Once we really get into it the structure is we've got this kid locked in this very exaggeratedly unpleasant and weirdly spacious basement, trying to come up with a way to escape this guy who has killed 5 kids to date, and we have this very formalized structure where each past kid in general calls him on the titular black phone, which is just conveniently down here in the murder basement, unable to make or receive calls except from spooky ghost kids. Anyway each kid goes over what they learned on their escape attempt, and gives a semi-cryptic hint about where they hid an adventure game item, and then the protag has to putter around the basement a bit doing light puzzle solving to find them, and then combines them all in a really convoluted way to kill the killer. And just... seriously. The whole thing's begging to have a little use/combine/examine UI at the bottom and dialog trees.

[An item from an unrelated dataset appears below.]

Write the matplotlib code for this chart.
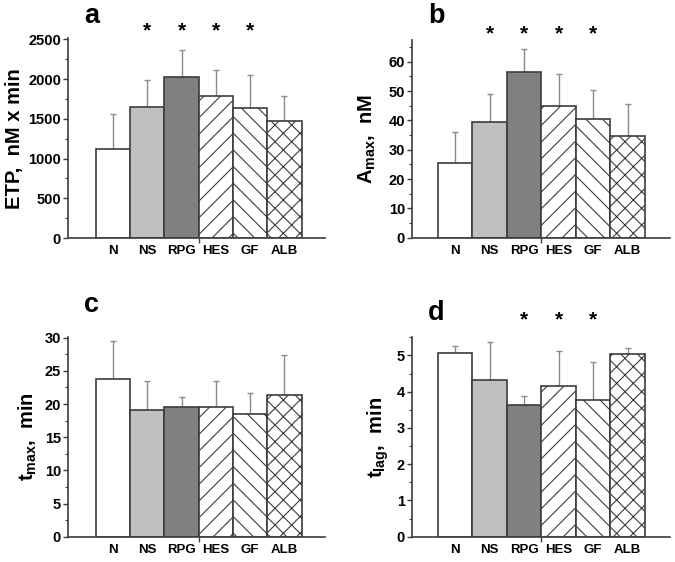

There's also this whole mostly unconnected side plot with the protagonist's sister who swears like a sailor and reminds me of the little girl from Monster Squad. She has psychic visions which eventually lead to uh... her being around for a hug when the protagonist escapes purely with the aid of ghost tips? She's kinda the best thing in the movie and it's kind of a shame she doesn't actually make a meaningful contribution in the end.
 

Johnny Unusual

(He/Him)
Brain Damage is a weird little horror comedy. There's definitely comedy in there and it has the feel of a cheapo horror comedy but for every scene where a woman planning to give a blowjob ends up with a brain eating monster in her mouth, there's a lot that is basically just about the sadness of being a drug addict, where the drug is a phallic parasite. It feels more sad and sedate than anything. I think based on what little I knew about the director, I was expecting something transgressive and while the aforementioned blowjob scene is (in that it goes on a while and there is a monster going in and out of the actresses mouth for a while), a bit of unreal tone and an articulate monster voiced by 60s horror host Zacherly, the film is not quite the fun chaotic film I was expecting overall. But I think it's a good movie with some inventive scenes (one of the drug hallucinations is pretty great).